Il datore di lavoro può licenziare il lavoratore che si assenta dal lavoro perché non è stato trasferito nella città del familiare da assistere.
Lo ha affermato la Suprema Corte di Cassazione pronunicandosi sul caso di un lavoratore che chiedeva la condanna del proprio datore a disporre il proprio trasferimento ai sensi della Legge 104 presso la sede di lavoro dove risiedeva il padre malato nonché il risarcimento per l’illegittimo trasferimento presso altri sedi, con attribuzione di mansioni dequalificanti.
I giudici confermavano la sentenza di merito secondo la quale non sussistevano i presupposti per l’applicabilità della normativa suddetta in quanto il ricorrente non aveva dimostrato gli elementi della continuatività ed esclusività dell’assistenza.
Era stato, infatti, accertato che l’assistenza al padre malato non era in capo al lavoratore in questione in modo esclusivo perché tutti i fratelli si recavano per prestare la loro assistenza.
Era stato altresì accertato che i trasferimenti erano stati disposti dall’azienda per precise circostanze.
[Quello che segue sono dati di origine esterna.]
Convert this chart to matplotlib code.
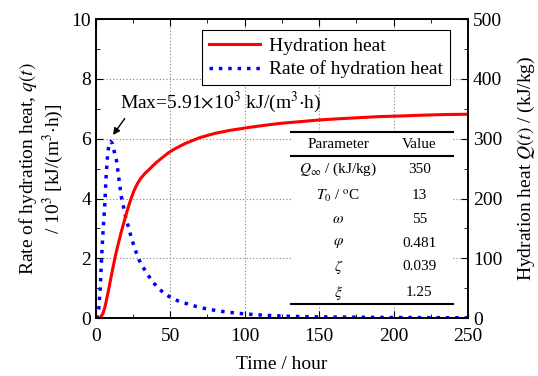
import numpy as np
import matplotlib
matplotlib.use('Agg')
import matplotlib.pyplot as plt
from matplotlib.patches import Rectangle
from matplotlib.lines import Line2D

plt.rcParams['font.family'] = ['Liberation Serif', 'DejaVu Serif']
plt.rcParams['mathtext.fontset'] = 'stix'

# cumulative hydration heat Q(t), kJ/kg
t_heat = [0, 2, 3, 4, 5, 6, 7, 8, 9, 10, 11, 12, 13, 14, 15, 17, 19, 20, 22,
          24, 26, 28, 30, 33, 36, 38, 41, 45, 49, 53, 60, 70, 80, 90, 103, 115,
          125, 137, 148, 160, 175, 190, 204, 220, 235, 250]
Q_heat = [0, 0, 1, 4, 9, 17, 28, 40, 52, 65, 78, 90, 102, 113, 123, 143, 161,
          170, 187, 202, 215, 225, 233, 242, 249, 254, 261, 269, 277, 283, 292,
          302, 309, 314, 319, 323, 326, 328.5, 331, 333, 335, 337, 338, 339.5,
          340.5, 341]

# rate of hydration heat q(t), 10^3 kJ/(m^3 h)
t_rate = [0, 1, 2, 3, 4, 5, 6, 7, 8, 9, 10, 11, 12, 14, 17, 20, 23, 26, 29,
          33, 37, 41, 47, 55, 65, 75, 88, 100, 115, 130, 150, 175, 200, 225, 250]
q_rate = [0, 0.05, 0.3, 1.0, 2.1, 3.0, 3.75, 4.8, 5.5, 5.85, 5.91, 5.85, 5.65,
          5.25, 4.1, 3.4, 2.85, 2.35, 1.95, 1.6, 1.3, 1.05, 0.78, 0.58, 0.42,
          0.3, 0.2, 0.14, 0.09, 0.06, 0.04, 0.03, 0.02, 0.015, 0.01]
q_max = 5.91

param_names = [r'$Q_{\infty}$ / (kJ/kg)', r'$T_0$ / $^{\rm o}$C', r'$\omega$',
               r'$\varphi$', r'$\zeta$', r'$\xi$']
param_values = ['350', '13', '55', '0.481', '0.039', '1.25']

fig = plt.figure(figsize=(5.38, 3.76), dpi=100)
ax = fig.add_axes([0.178, 0.154, 0.692, 0.795])
ax2 = ax.twinx()

rate_line, = ax.plot(t_rate, q_rate, color='blue', lw=2.5, dashes=(1.0, 1.7),
                     label='Rate of hydration heat')
heat_line, = ax2.plot(t_heat, Q_heat, color='red', lw=2.2,
                      solid_joinstyle='round', label='Hydration heat')

ax.set_xlim(0, 250)
ax.set_ylim(0, 10)
ax2.set_ylim(0, 500)
ax.set_xticks(np.arange(0, 251, 50))
ax.set_xticks(np.arange(0, 251, 25), minor=True)
ax.set_yticks(np.arange(0, 11, 2))
ax.set_yticks(np.arange(0, 11, 1), minor=True)
ax2.set_yticks(np.arange(0, 501, 100))
ax2.set_yticks(np.arange(0, 501, 50), minor=True)

ax.grid(True, which='major', color='#808080', lw=0.8, linestyle=(0, (1, 2)))
ax.tick_params(which='both', direction='in', top=True, right=False, labelsize=14)
ax.tick_params(which='major', length=5)
ax.tick_params(which='minor', length=3)
ax.tick_params(axis='x', pad=7)
ax2.tick_params(which='both', direction='in', labelsize=14)
ax2.tick_params(which='major', length=5)
ax2.tick_params(which='minor', length=3)
for a in (ax, ax2):
    for s in a.spines.values():
        s.set_linewidth(1.2)

ax.set_xlabel('Time / hour', fontsize=14, labelpad=8)
ax.set_ylabel('Rate of hydration heat, $q(t)$\n/ 10$^3$ [kJ/(m$^3$$\\cdot$h)]',
              fontsize=14, linespacing=1.1)
ax2.set_ylabel('Hydration heat $Q(t)$ / (kJ/kg)', fontsize=14, labelpad=10)

# peak label
ax2.annotate('', xy=(10.5, 6.05 * 50), xytext=(20.5, 6.75 * 50),
             arrowprops=dict(arrowstyle='-|>', color='black', lw=1,
                             mutation_scale=10))
ax2.text(16, 7.2 * 50, 'Max=%.2f$\\times$10$^3$ kJ/(m$^3$$\\cdot$h)' % q_max,
         fontsize=14, ha='left', va='center')

leg = ax2.legend(handles=[heat_line, rate_line], loc='upper right',
                 bbox_to_anchor=(0.952, 0.963), borderaxespad=0, fontsize=14,
                 fancybox=False, framealpha=1, edgecolor='black',
                 handlelength=2.6, borderpad=0.35, labelspacing=0.3,
                 handletextpad=0.5)
leg.get_frame().set_linewidth(0.8)
leg.set_zorder(10)

# parameter table
x0, x1 = 0.525, 0.960
y_top, y_head, y_bot = 0.622, 0.542, 0.047
ax2.add_patch(Rectangle((x0, y_bot), x1 - x0, y_top - y_bot, transform=ax2.transAxes,
                        facecolor='white', edgecolor='none', zorder=5))
for yy in (y_top, y_head, y_bot):
    ax2.add_line(Line2D([x0, x1], [yy, yy], transform=ax2.transAxes,
                        color='black', lw=1.5, zorder=6))
col_p, col_v = 0.651, 0.869
ax2.text(col_p, 0.582, 'Parameter', transform=ax2.transAxes, fontsize=11,
         ha='center', va='center', zorder=7)
ax2.text(col_v, 0.582, 'Value', transform=ax2.transAxes, fontsize=11,
         ha='center', va='center', zorder=7)
row_y = [0.498, 0.411, 0.331, 0.251, 0.171, 0.084]
for yy, name, val in zip(row_y, param_names, param_values):
    ax2.text(col_p, yy, name, transform=ax2.transAxes, fontsize=11,
             ha='center', va='center', zorder=7)
    ax2.text(col_v, yy, val, transform=ax2.transAxes, fontsize=11,
             ha='center', va='center', zorder=7)

fig.savefig('out.png', dpi=100)
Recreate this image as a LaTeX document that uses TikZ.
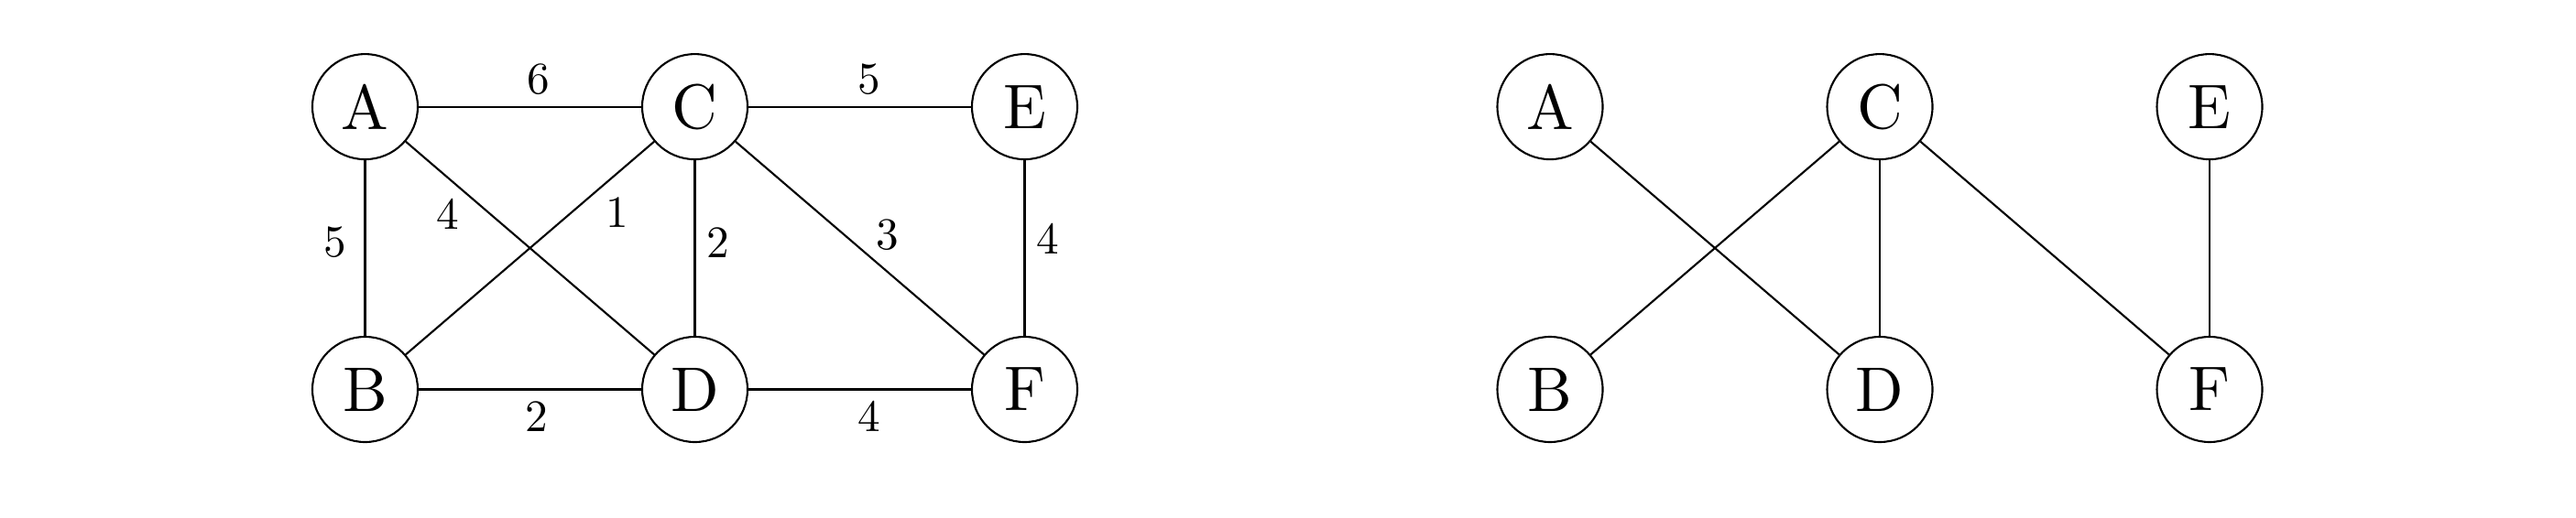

Inoltre, non è emersa l’illegittimità della decisione datoriale di rifiutare il trasferimento del ricorrente ai sensi della Legge 104. I trasferimenti nelle altre sedi non richieste appaiono giustificati in base ad esigenze tecniche ed organizzative. In ogni caso la reazione ai trasferimenti è stata ritenuta dalla Corte sproporzionata anche rispetto anche ad una ipotetica illegittimità datoriale posto che i trasferimenti erano intervenuti in sedi di poche chilometri di distanza dalla sede precedentemente ricoperta.